Nigeria’s monetary authorities opted for stability at the November meeting as the Monetary Policy Committee (MPC) of the Central Bank of Nigeria (CBN) voted to retain the Monetary Policy Rate (MPR) at 27.00%, following a 50bps cut in the previous session. According to the Committee, the decision reflects a deliberate effort to safeguard recent progress in reducing inflation while anchoring market expectations.
In a notable shift, the MPC narrowed the asymmetric corridor to +50/-450bps from the previous +250/-250bps, signalling an emerging easing bias even as it prioritises price stability. Other key parameters were left unchanged, including the Cash Reserve Ratio (CRR) at 45% for Deposit Money Banks, 16% for Merchant Banks, and 75% for non-TSA public sector deposits. The liquidity ratio also remained at 30%.
Looking ahead, the MPC remains cautiously optimistic that inflation will continue its downward trend, supported by naira stability, improved harvest outcomes, and relatively stable petroleum prices. However, with inflation expected to remain in double digits through 2026, policymakers are expected to tread carefully. Analysts anticipate that when rate cuts resume, they will likely occur gradually, in line with the CBN’s preference for a controlled and measured easing cycle to maintain macroeconomic stability.
In the oil sector, Nigeria recorded a modest rebound in crude production, with output (including condensates) rising by 1.0% month-on-month to 1.60 mb/d in October, up from 1.58 mb/d in September, according to the Nigerian Upstream Petroleum Regulatory Commission (NUPRC). The improvement reflects higher output across major terminals such as Bonny (+25.6%), Forcados (+25.0%), Odudu (+5.3%), Agbami (+4.9%), Escravos (+4.5%) and Brass (+1.3%).
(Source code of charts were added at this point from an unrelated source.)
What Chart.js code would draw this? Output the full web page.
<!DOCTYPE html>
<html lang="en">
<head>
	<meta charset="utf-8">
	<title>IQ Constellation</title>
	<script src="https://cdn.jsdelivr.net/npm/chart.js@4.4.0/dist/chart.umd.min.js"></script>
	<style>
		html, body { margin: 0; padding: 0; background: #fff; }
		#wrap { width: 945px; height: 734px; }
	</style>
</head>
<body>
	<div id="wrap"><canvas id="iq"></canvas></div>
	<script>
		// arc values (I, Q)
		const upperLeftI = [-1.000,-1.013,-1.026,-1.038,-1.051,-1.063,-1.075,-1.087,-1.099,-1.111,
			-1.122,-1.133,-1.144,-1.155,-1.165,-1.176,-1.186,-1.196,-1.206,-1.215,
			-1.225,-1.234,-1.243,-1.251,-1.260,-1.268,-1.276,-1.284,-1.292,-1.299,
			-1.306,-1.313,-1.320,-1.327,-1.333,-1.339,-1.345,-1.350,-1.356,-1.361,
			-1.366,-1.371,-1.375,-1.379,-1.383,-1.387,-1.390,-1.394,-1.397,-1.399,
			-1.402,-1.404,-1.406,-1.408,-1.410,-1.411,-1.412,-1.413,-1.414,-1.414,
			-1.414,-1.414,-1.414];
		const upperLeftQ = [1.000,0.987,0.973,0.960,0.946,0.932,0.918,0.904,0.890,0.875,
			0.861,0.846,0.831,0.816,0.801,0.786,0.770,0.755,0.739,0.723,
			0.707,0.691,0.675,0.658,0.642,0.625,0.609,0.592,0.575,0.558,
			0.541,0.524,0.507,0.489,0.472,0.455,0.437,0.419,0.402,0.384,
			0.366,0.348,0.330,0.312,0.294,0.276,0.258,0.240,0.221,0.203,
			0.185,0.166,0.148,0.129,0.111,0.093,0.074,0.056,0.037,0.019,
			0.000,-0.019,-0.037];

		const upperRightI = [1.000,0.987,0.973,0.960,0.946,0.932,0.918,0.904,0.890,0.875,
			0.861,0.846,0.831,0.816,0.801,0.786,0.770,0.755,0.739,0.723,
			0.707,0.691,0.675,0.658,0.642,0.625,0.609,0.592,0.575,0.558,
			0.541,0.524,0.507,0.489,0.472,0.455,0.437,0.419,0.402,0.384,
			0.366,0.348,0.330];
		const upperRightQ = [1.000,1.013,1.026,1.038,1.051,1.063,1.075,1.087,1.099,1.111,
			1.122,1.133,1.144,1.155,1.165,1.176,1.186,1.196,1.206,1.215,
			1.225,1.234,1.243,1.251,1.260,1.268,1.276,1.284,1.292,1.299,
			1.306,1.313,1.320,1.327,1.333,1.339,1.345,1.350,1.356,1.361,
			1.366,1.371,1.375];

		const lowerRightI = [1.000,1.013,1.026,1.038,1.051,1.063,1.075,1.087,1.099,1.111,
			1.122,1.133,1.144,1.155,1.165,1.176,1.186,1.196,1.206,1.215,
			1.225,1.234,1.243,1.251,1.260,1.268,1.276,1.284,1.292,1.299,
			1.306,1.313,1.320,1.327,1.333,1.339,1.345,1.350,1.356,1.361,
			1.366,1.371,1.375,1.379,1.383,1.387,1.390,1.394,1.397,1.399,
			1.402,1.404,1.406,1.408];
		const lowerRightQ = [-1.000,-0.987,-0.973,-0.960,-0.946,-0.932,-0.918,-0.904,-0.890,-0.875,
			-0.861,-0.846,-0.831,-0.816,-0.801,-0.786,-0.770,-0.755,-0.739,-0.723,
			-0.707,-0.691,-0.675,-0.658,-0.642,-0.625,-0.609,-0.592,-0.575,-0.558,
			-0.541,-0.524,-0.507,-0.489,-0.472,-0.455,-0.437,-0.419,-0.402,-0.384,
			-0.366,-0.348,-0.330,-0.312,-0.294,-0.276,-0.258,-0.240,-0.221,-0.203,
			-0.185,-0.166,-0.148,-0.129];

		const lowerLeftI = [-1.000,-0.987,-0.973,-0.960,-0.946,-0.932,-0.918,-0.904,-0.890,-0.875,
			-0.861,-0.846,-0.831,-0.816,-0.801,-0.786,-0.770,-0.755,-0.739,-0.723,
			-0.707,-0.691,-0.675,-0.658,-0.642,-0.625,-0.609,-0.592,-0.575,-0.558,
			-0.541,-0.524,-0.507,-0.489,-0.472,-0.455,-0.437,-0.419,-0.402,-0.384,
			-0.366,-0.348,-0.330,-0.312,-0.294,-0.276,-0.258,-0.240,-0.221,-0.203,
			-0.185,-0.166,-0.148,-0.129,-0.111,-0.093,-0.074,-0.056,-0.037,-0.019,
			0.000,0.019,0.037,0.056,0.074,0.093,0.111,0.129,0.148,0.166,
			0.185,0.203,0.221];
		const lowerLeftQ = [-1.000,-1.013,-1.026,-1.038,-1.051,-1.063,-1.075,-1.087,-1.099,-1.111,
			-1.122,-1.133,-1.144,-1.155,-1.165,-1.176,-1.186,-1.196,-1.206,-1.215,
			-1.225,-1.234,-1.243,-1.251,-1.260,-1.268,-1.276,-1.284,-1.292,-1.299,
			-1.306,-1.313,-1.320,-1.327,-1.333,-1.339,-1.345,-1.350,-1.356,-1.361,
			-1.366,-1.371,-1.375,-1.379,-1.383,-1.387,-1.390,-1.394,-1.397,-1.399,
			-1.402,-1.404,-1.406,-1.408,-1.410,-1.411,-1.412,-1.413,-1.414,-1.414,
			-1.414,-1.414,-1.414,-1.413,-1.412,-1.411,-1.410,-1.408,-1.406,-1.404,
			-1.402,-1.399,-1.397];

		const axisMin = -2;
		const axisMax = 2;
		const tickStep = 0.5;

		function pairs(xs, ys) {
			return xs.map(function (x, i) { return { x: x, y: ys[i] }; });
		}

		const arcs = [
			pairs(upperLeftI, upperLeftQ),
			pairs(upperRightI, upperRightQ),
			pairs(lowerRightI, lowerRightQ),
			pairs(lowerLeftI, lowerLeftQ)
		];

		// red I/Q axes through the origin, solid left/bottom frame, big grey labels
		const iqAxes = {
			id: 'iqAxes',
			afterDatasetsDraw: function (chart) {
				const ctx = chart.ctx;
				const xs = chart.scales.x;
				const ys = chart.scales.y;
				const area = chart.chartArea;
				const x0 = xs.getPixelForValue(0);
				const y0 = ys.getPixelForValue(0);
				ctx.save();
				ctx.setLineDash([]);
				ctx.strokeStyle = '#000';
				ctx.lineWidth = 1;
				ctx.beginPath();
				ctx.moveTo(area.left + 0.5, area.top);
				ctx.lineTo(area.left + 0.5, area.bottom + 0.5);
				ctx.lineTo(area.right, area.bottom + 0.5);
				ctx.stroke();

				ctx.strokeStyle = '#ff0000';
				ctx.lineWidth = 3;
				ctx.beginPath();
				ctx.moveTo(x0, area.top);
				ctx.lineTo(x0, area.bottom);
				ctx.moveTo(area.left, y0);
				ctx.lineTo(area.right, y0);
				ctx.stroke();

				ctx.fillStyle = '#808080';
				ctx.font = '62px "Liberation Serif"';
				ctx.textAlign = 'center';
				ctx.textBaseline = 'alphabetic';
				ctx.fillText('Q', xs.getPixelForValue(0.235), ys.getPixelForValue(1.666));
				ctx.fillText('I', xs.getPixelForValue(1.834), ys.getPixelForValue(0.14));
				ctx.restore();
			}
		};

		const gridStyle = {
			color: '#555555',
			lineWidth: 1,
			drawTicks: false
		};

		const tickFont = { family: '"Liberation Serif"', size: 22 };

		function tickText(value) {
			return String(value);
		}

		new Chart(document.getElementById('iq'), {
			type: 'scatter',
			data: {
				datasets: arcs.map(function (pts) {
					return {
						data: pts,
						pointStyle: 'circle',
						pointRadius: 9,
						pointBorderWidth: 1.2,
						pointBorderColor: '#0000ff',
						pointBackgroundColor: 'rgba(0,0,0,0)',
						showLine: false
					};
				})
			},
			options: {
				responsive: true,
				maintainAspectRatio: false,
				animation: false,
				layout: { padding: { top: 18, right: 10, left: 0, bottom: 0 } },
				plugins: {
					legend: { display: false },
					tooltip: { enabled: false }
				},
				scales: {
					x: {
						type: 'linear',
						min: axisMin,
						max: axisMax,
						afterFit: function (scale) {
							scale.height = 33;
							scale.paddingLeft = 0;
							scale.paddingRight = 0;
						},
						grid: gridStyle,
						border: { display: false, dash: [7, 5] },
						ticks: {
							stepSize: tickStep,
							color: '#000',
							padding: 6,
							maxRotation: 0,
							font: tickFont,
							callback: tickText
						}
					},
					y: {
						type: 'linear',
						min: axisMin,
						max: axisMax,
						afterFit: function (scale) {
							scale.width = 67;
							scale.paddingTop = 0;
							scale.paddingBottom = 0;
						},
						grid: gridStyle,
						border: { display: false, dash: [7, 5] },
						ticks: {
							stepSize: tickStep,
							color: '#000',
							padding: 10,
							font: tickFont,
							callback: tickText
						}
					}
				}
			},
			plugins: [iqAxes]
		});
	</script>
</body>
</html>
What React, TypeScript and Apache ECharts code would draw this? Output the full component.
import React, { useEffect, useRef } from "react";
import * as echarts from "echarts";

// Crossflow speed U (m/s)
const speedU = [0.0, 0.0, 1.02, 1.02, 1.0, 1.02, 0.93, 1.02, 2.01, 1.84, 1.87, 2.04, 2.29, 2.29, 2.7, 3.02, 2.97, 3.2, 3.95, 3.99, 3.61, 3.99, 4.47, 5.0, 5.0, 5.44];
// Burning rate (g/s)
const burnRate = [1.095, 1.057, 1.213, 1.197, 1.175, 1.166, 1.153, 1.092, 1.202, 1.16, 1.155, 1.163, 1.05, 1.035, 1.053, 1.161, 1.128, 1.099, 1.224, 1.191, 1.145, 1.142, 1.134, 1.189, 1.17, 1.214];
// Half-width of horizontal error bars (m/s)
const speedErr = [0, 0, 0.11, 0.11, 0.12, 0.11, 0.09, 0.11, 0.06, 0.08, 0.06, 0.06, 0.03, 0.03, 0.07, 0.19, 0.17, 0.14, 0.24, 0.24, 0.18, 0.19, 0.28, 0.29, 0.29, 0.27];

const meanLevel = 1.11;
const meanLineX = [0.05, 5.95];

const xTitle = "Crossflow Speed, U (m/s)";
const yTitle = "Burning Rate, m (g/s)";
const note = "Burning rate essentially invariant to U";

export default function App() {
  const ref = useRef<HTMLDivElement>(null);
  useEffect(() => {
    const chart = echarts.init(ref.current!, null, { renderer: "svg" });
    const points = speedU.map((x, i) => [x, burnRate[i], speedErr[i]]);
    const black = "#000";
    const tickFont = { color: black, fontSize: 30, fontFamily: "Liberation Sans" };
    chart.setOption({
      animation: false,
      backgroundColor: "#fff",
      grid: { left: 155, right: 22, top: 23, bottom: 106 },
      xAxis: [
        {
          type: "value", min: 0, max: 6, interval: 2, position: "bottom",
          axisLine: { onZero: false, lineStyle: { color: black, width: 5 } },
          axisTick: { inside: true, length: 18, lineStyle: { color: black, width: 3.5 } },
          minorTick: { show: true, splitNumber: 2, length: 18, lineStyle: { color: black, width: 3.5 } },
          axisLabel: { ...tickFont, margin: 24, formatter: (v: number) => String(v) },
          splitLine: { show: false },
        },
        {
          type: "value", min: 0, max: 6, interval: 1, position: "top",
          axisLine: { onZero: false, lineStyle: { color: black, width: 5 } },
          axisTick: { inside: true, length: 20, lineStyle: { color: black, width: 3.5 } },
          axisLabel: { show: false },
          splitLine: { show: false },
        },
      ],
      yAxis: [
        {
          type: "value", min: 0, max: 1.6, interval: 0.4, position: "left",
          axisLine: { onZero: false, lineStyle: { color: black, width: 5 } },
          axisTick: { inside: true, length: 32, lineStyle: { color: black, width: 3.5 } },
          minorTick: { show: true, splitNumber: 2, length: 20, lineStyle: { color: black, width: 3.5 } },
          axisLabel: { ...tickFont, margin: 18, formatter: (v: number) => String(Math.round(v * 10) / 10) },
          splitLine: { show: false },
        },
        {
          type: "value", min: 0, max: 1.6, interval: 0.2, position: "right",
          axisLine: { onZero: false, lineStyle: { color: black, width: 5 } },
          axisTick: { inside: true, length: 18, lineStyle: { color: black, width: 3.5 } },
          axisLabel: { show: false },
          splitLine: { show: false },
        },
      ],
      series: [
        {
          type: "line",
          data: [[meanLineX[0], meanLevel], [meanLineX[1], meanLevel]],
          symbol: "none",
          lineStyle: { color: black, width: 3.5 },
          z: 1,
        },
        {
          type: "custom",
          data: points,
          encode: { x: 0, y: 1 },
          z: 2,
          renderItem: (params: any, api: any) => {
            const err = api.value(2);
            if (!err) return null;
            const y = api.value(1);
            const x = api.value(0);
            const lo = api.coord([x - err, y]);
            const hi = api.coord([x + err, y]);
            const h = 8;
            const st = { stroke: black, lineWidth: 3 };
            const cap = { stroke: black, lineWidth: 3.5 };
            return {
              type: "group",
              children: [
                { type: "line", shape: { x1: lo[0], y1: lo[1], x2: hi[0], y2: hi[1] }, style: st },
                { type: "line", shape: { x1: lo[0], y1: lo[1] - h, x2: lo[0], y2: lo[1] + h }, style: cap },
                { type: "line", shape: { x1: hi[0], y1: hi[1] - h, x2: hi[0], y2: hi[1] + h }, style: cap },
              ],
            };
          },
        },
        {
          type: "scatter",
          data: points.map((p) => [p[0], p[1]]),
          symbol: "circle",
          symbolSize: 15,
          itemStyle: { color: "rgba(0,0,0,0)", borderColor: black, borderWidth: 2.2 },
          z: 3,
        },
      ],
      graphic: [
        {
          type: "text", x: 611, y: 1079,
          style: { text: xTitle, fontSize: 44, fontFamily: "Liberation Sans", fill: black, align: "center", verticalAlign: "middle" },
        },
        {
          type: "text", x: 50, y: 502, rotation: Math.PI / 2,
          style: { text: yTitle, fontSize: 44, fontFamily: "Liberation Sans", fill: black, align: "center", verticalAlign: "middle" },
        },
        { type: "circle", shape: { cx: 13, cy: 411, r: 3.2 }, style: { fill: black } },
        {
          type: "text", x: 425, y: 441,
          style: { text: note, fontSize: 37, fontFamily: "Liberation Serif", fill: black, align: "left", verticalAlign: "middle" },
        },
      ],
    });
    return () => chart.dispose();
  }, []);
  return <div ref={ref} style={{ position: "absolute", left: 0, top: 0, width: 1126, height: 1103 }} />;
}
These gains offset notable declines at Qua Iboe (–41.7%) and Tulja–Okwuibome (–2.8%). Officials attribute the recovery to stabilised operations following the suspension of industrial action by PENGASSAN in the previous month.
Looking ahead, analysts expect sustained security improvements and rising investment across key upstream assets to keep production above the 2024 full-year average of 1.55 mb/d. However, production is still projected to remain below the Federal Government’s 2025 target of 2.06 mb/d. The industry continues to grapple with operational volatilities, including periodic maintenance, infrastructure upgrades, and intermittent downtime at major terminals—factors that have informed a conservative production forecast of 1.68 mb/d for 2025.